Date: 460/450 BC, Work of Sotheby-Painter.
Dimensions: Diam. 13,6 cm.
Exhibition place: Room 55, Case 74, inv. no. 2350.
Τhis object, which resembles a spool, should have been made of wood in its functional version. It consisted of two discs joined together by a small cylindrical strut. A string is knotted around this strut and then wound around it. It is played by holding the free end of the string and pulling at it quickly, causing the spool to turn, and by raising and lowering the hand, which causes the string to rewind. The way of handling this particular toy is depicted on two drinking vessels - a cup and a jug - of the 5th century BC. These representations, as well an additional one on a white ground lekythos depicting a maiden, prove that youths of both sexes enjoyed this toy.
During the second quarter of the 5th century BC, famous ancient painters, like those of Pistoxenos and Penthesileia, decorated this kind of object with subjects from mythology or everyday life. These choices served a pedagogical goal.
The decoration of this specific object employs white ground and various colors. A quadriga is depicted on the central area of one side. The charioteer, who is not preserved, is identified either with Eos or - more probably - with Helios (the Sun), father of the Maidens of Leukippos. The rape of the Leukippidai by the Dioskouroi (Castor and Pollux) is depicted around the circular register. The old man next to a palm tree, identified with their father Leukippos, seems to be ignorant of the abduction of Phoebe by Pollux, on his left, and of Hilaeira by Castor, on his right. Castor is identified by a Greek inscription. The scene is completed by three more women moving in a hurried manner. Since the rape of Europa by Zeus disguised as a bull is represented in the tondo on the opposite side, it is assumed that the painter depicted a fictive abduction on this side too. A seated young woman is making a wreath next to some reeds. Two older women, who flank a palm tree, address her without noticing the young man behind them. The young man, who is dressed like a traveler, hurries to abduct the young woman with the help of two ready companions and a chariot.

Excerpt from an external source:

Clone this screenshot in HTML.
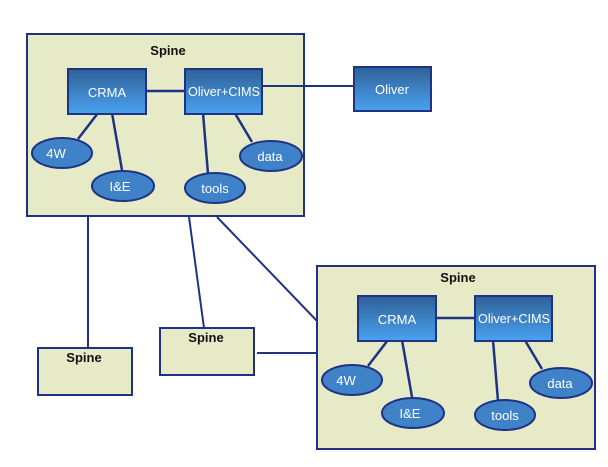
<!DOCTYPE html>
<html><head><style>body{margin:0;background:#fff}svg{display:block}</style></head><body>
<svg width="608" height="467" viewBox="0 0 608 467" xmlns="http://www.w3.org/2000/svg" font-family="Liberation Sans, sans-serif">
<defs>
<linearGradient id="g" x1="0" y1="0" x2="0" y2="1"><stop offset="0" stop-color="#2f6098"/><stop offset="1" stop-color="#4aa2f0"/></linearGradient>
</defs>
<g stroke="#1f3384" stroke-width="2" fill="none">
<line x1="88" y1="216" x2="88" y2="349"/>
<line x1="189" y1="217" x2="204" y2="328"/>
<line x1="217" y1="217" x2="318" y2="322"/>
<line x1="257" y1="353" x2="318" y2="353"/>
</g>
<g stroke="#1f3384" stroke-width="2" fill="#e7eac7">
<rect x="27" y="34" width="277" height="182"/>
<rect x="317" y="266" width="278" height="183"/>
<rect x="38" y="348" width="94" height="47"/>
<rect x="160" y="328" width="94" height="47"/>
</g>
<g font-weight="bold" font-size="13" text-anchor="middle" fill="#111">
<text x="168" y="55">Spine</text>
<text x="458" y="282">Spine</text>
<text x="84" y="362">Spine</text>
<text x="206" y="342">Spine</text>
</g>
<line x1="262" y1="86" x2="354" y2="86" stroke="#1f3384" stroke-width="2"/>
<rect x="354" y="67" width="77" height="44" fill="url(#g)" stroke="#1f3384" stroke-width="2"/>
<text x="392" y="94" text-anchor="middle" font-size="13" fill="#fff">Oliver</text>
<g id="c">
<g stroke="#1f3384" stroke-width="2.5">
<line x1="146" y1="91" x2="185" y2="91"/>
<line x1="98" y1="113" x2="78" y2="139"/>
<line x1="112" y1="113" x2="122" y2="170"/>
<line x1="203" y1="113" x2="208" y2="174"/>
<line x1="233" y1="110" x2="252" y2="142"/>
</g>
<rect x="68" y="69" width="78" height="45" fill="url(#g)" stroke="#1f3384" stroke-width="2"/>
<rect x="185" y="69" width="77" height="45" fill="url(#g)" stroke="#1f3384" stroke-width="2"/>
<g fill="#3f82c8" stroke="#1f3384" stroke-width="2">
<ellipse cx="62" cy="153" rx="30" ry="15"/>
<ellipse cx="123" cy="186" rx="31" ry="15"/>
<ellipse cx="215" cy="188" rx="30" ry="15"/>
<ellipse cx="271" cy="156" rx="31" ry="15"/>
</g>
<g fill="#fff" font-size="13" text-anchor="middle">
<text x="107" y="97">CRMA</text>
<text x="224" y="96" textLength="72" lengthAdjust="spacingAndGlyphs">Oliver+CIMS</text>
<text x="56" y="158">4W</text>
<text x="120" y="191">I&amp;E</text>
<text x="215" y="193">tools</text>
<text x="270" y="161">data</text>
</g>
</g>
<use href="#c" transform="translate(290,227)"/>
</svg>
</body></html>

Since this kind of object has been uncovered in tombs and the representations of the youths playing with them are placed near an altar, it is possible that they were dedicated by children, along with other toys, to nursing deities on the occasion of their coming of age, during a rite of passage, or they were offered as burial gifts to young, unmarried deceased persons.
Βibliography: Ch. Tsountas, «Σκεύος πήλινον και τεμάχια αγγείων εξ Αθηνών», Αρχαιολογική Εφημερίς, 1885, pl. 5 no. 1. C. Weiss A.Buhl, "Votivgaben aus Ton. Jojo oder Fadenspule?", Archaologischer Anzeiger, 1990, 494-505. Μ. Fitta, Spiele und Spielzeug in der Antike. Unterhaltung und Vergnugen im Altertum, Stuttgart 1998, 78-79.